Five years after the worst crisis since the 1930s, America has devised safeguards and changed the rules of Wall Street. But could the country really avoid another financial collapse?
AP Photo/Staff illustration
Christopher Dodd remembers the moment – vividly. Even though he had witnessed a lot of history during his 30 years in the US Senate – wars, impeachment proceedings, terrorist attacks – Mr. Dodd recalls this encounter as one "seared in my memory."
It was Sept. 18, 2008. Lehman Brothers, the New York financial firm, had collapsed three days earlier because of its risky investments and the fall of the housing market. The Federal Reserve had already bailed out Bear Stearns, another investment-banking firm, and AIG, the big insurance company. Other Wall Street firms were tremulous. The stock market was plunging. Credit markets were seizing up nationwide.

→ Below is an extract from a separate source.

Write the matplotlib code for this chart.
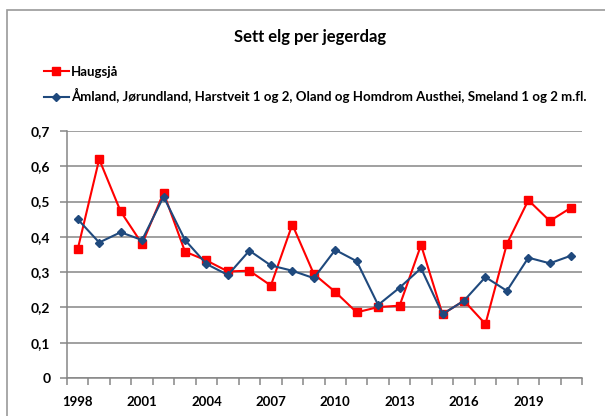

Fed Chairman Ben Bernanke and Treasury Secretary Henry Paulson Jr. called a meeting with top lawmakers. They met early that evening in House Speaker Nancy Pelosi's Capitol Hill office, where a mural on one hallway wall depicts – perhaps prophetically – a maiden floating in the air with no visible means of support.
It was at this meeting that Dodd, who was in the room as the chair of the Senate Banking Committee, remembers Mr. Bernanke, a man usually as placid as the Federal Reserve's marble exterior, saying flatly: "Unless you act in a matter of days, the entire financial system of this country and a good part of the world will melt down."